For $a! = b! \times n$ we see we need to check one case when $k=1$ ($a=n$, $b=n-1$, which always works); for $2 \le k \le \lfloor \log_3{n} \rfloor$ and using the stricter bounds, $b$ lies in the interval $(\sqrt[k]{n} - (k+1)/2, \sqrt[k]{n} - 1)$ which is open with width $(k-1)/2$ so contains at most $\lfloor k/2 \rfloor$ integer values to check; for $k = \lceil \log_3{n} \rceil$ we need to check two cases ($b=0$ and $b=1$, although their details will be identical).
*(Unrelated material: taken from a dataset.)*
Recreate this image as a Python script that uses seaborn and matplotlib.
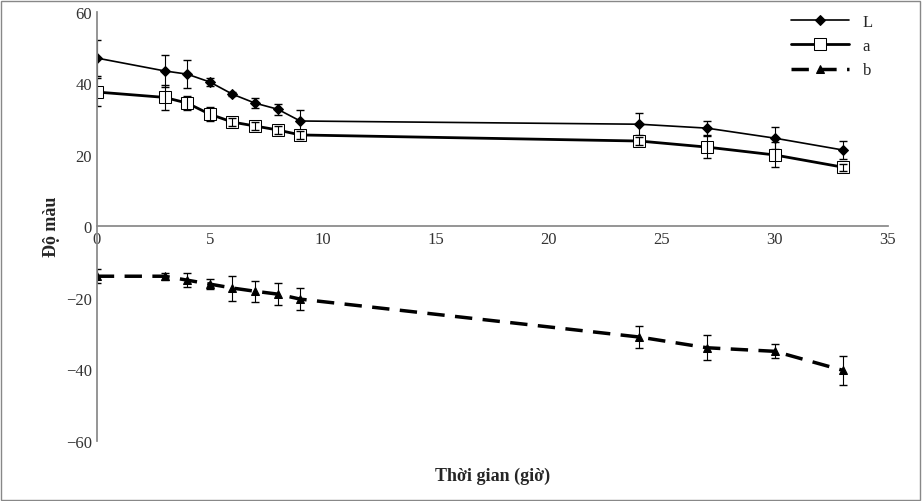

So in the worst case the number of possible solutions this procedure needs to check is
$$1 + (1 + 1) + (2 + 2) + \dots + (\lfloor \frac{\lfloor \log_3{n} \rfloor}{2} \rfloor + \lfloor \frac{\lfloor \log_3{n} \rfloor}{2} \rfloor) + 2$$
which is $\mathcal{O}\left((\log_3{n})^2\right)$.